If you had to choose just one: Film, TV or live performance? Live performance, no question about it. I hardly ever watch TV, and although I do like movies a great deal, I don't go to the movies very often. I go to see live performance at least once a week, usually more, mostly theater and dance, occasionally live music. I particularly love seeing new plays, and we're fortunate in Pittsburgh to have so many theaters that regularly feature new works (City Theatre, of course, but also Bricolage, Quantum and the Pittsburgh Public).
I'm surprisingly good at ... Silk painting. I'm not much of a "crafts" person, but I discovered painting on silk a few summers ago and was surprised to find how much I enjoy doing it. I can get very lost in it. The act of painting on silk is oddly soothing and meditative -- the dyes flow and migrate on the material in ways you can't fully control, so it also involves quite a bit of letting go and surrendering to the process.
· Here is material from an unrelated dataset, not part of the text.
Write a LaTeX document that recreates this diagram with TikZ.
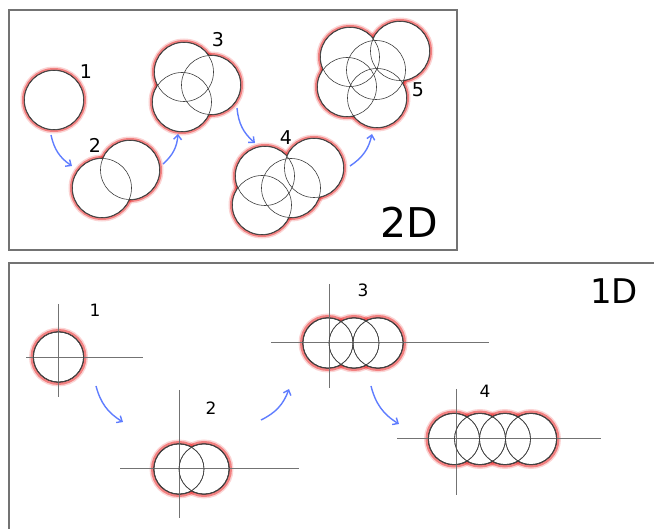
\documentclass[tikz,border=0pt]{standalone}
\usepackage{fontspec}
\setmainfont{DejaVu Sans}
\usetikzlibrary{arrows.meta}
\definecolor{arrblue}{RGB}{95,125,255}
\definecolor{glowred}{RGB}{235,60,60}
\newcommand\glowgroup[3]{%
  \foreach \p in {#3} \draw[glowred, line width=#2+3pt, opacity=0.22] \p circle (#1);
  \foreach \p in {#3} \draw[glowred, line width=#2, opacity=0.55] \p circle (#1);
  \foreach \p in {#3} \draw[black!85, line width=1.4pt] \p circle (#1);
  \foreach \p in {#3} \fill[white] \p circle (#1);
  \foreach \p in {#3} \draw[black!75, line width=0.6pt] \p circle (#1);
}
\tikzset{
  panel/.style={draw=black!55, line width=1.2pt},
  axis/.style={draw=black!55, line width=1pt},
  flow/.style={arrblue, line width=1.4pt, -{Straight Barb[length=4.5pt,width=8pt]}, bend right=22},
  numtop/.style={font=\fontsize{19}{19}\selectfont, inner sep=0pt},
  numbot/.style={font=\fontsize{17}{17}\selectfont, inner sep=0pt},
}
\begin{document}
\begin{tikzpicture}[x=1pt, y=-1pt]
\useasboundingbox (0,0) rectangle (654,529);
% panels
\draw[panel] (9,10) rectangle (457,250);
\draw[panel] (654,263) -- (9,263) -- (9,529);

% ---- 2D ----
\glowgroup{29.5pt}{5pt}{(54,100)}
\glowgroup{29.5pt}{5pt}{(102,188),(130,170)}
\glowgroup{29.5pt}{5pt}{(184,72),(211,85),(182,102)}
\glowgroup{29.5pt}{5pt}{(265,176),(314,168),(262,205),(291,188)}
\glowgroup{29.5pt}{5pt}{(350,57),(400,51),(376,70),(347,87),(377,98)}

\node[numtop] (t1) at (86,72) {1};
\node[numtop] (t2) at (95,145) {2};
\node[numtop] (t3) at (218,40) {3};
\node[numtop] (t4) at (286,138) {4};
\node[numtop] (t5) at (418,90) {5};
\node[font=\fontsize{41}{41}\selectfont, inner sep=0pt] (td) at (409,222) {2D};

\coordinate (a1s) at (51,135); \coordinate (a1e) at (72,166);
\coordinate (a2s) at (163,164); \coordinate (a2e) at (178,134);
\coordinate (a3s) at (237,108); \coordinate (a3e) at (255,143);
\coordinate (a4s) at (350,166); \coordinate (a4e) at (372,134);
\draw[flow] (a1s) to (a1e);
\draw[flow] (a2s) to (a2e);
\draw[flow] (a3s) to (a3e);
\draw[flow] (a4s) to (a4e);

% ---- 1D ----
\glowgroup{25pt}{6pt}{(58.5,357)}
\glowgroup{25pt}{6pt}{(179,469),(204,469)}
\glowgroup{25pt}{6pt}{(328,343),(354,343),(378,343)}
\glowgroup{25.5pt}{6pt}{(454,439),(480,439),(505,439),(531,439)}

\coordinate (h1a) at (26,358); \coordinate (h1b) at (143,358);
\coordinate (v1a) at (58,304); \coordinate (v1b) at (58,397);
\coordinate (h2a) at (120,469); \coordinate (h2b) at (299,469);
\coordinate (v2a) at (179,390); \coordinate (v2b) at (179,518);
\coordinate (h3a) at (271,343); \coordinate (h3b) at (489,343);
\coordinate (v3a) at (329,284); \coordinate (v3b) at (329,388);
\coordinate (h4a) at (397,439); \coordinate (h4b) at (601,439);
\coordinate (v4a) at (456,389); \coordinate (v4b) at (456,495);
\foreach \i in {1,2,3,4} {
  \draw[axis] (h\i a) -- (h\i b);
  \draw[axis] (v\i a) -- (v\i b);
}
% redraw thin circles over axes
\foreach \p/\r in {(58.5,357)/25pt,(179,469)/25pt,(204,469)/25pt,(328,343)/25pt,(354,343)/25pt,(378,343)/25pt,(454,439)/25.5pt,(480,439)/25.5pt,(505,439)/25.5pt,(531,439)/25.5pt}
  \draw[black!75, line width=0.6pt] \p circle (\r);

\node[numbot] (b1) at (95,310) {1};
\node[numbot] (b2) at (211,408) {2};
\node[numbot] (b3) at (363,290) {3};
\node[numbot] (b4) at (485,391) {4};
\node[font=\fontsize{34}{34}\selectfont, inner sep=0pt] (bd) at (614,291) {1D};

\coordinate (c1s) at (96,386); \coordinate (c1e) at (123,422);
\coordinate (c2s) at (261,420); \coordinate (c2e) at (289,389);
\coordinate (c3s) at (371,386); \coordinate (c3e) at (399,424);
\draw[flow] (c1s) to (c1e);
\draw[flow] (c2s) to (c2e);
\draw[flow] (c3s) to (c3e);
\end{tikzpicture}
\end{document}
It's very much the opposite of what I do when I write.
My perfect weekend is ... I asked my daughter how I should answer this one, and she said: "Your kids clean the house while you read a novel." That would be a very nice weekend indeed.
Can't live without ... Something to do! I'm very bad at just hanging around, doing nothing.
My favorite spot in the 'Burgh: I don't really have favorites of anything (it's a problem when it comes to computer security questions!), but two places I go to a lot are Downtown and the off-leash dog park on Squaw Run Road East in Fox Chapel.
Best piece of advice ever received: "Begin before you think you're ready, stop before you think you've finished." It's advice from Robert Boice on how to keep on a regular writing schedule, but it applies to so many other things: teaching, planning an event, art projects, rehearsals, even parenting. The first part of the advice is about trusting that you have prepared yourself enough even if you think you still have more to do (there's always more to do!); the second part is partly about letting go, but it's also about stopping in midstream, so that you can pick up at a subsequent session and get more quickly into the flow of the work.